In recent years, the UNP has postured as a defender of democratic rights, a charade supported by various pseudo-left groups. But Rajapakse’s comments displayed the true colours of the right-wing big business party.

 

“Not all police are crooked,” Rajapakse told the Daily Mirror. “The police are combating crime for the betterment of all of us. Therefore it is our duty to help.” In the same interview, however, he admitted that torture was a customary police tool. He cynically argued that “even if the amendments were not brought and the law stayed as it is, the torture would not stop.”

 

The use of torture, as well as the extra-judicial killing of detainees, has been widespread under the Rajapakse government. The amendments will provide another legal cover for such practices, before the commencement of any formal investigation into an alleged crime.

 

A report titled Sri Lanka –Torture Cases 1998-2011 issued by the Asian Human Rights Commission last year, documented 1,500 cases of police torture of suspects in custody during the previous dozen years. Deaths in custody are common. Last November, thousands of people protested after police in Dompe killed 29-year-old Gayan Rasanga.

 

There are reports of torture being widely used against Tamil detainees who have been held indefinitely in police and military custody, during and after the war, under the draconian Prevention of Terrorism Act and Emergency Regulations. Last August, the government formally lifted the emergency laws, but the security forces and pro-government thugs exercise de facto control over much of the country, particularly in the north.

 

Increasingly, it has become clear that Rajapakse’s authoritarian regime, initially directed against Tamils, is being mobilised to suppress opposition to the government’s austerity program. The government’s measures include drastic cuts to public services and subsidies, and sharp price rises without any wage increase for working people.
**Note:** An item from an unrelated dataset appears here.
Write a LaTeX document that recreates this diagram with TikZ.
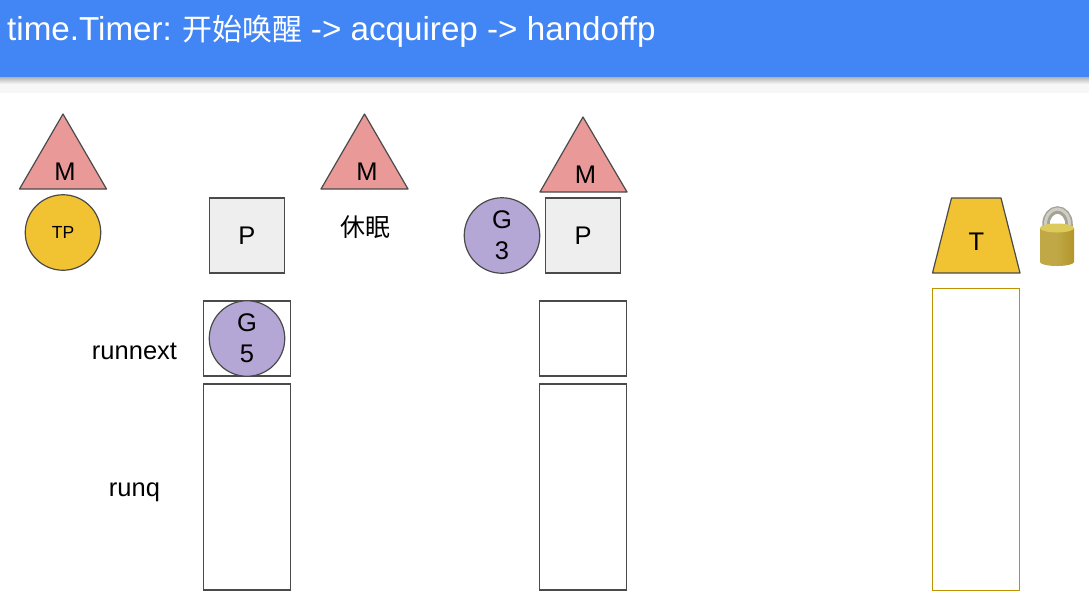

These are being implemented to meet the orders of the International Monetary Fund and World Bank to slash the budget deficit by the end of 2012.

 

During the past year, the government has used the courts several times to obtain restraining orders against strikes and protests by workers and students. Court orders barred any speeches at the funeral of Roshen Chanaka Ratnasekera, a worker who was shot dead by police during last year’s Katunayake Free Trade Zone strike. In February, a Chilaw magistrate restricted the funeral service for fisherman Antony Fernando Warnakulasuriya, another victim of police shooting.

 

The Rajapakse government’s moves parallel anti-democratic and draconian measures being taken in countries around the world in the face of deepening working class resistance to the assault on living and working conditions unleashed since the outbreak of the global financial crisis.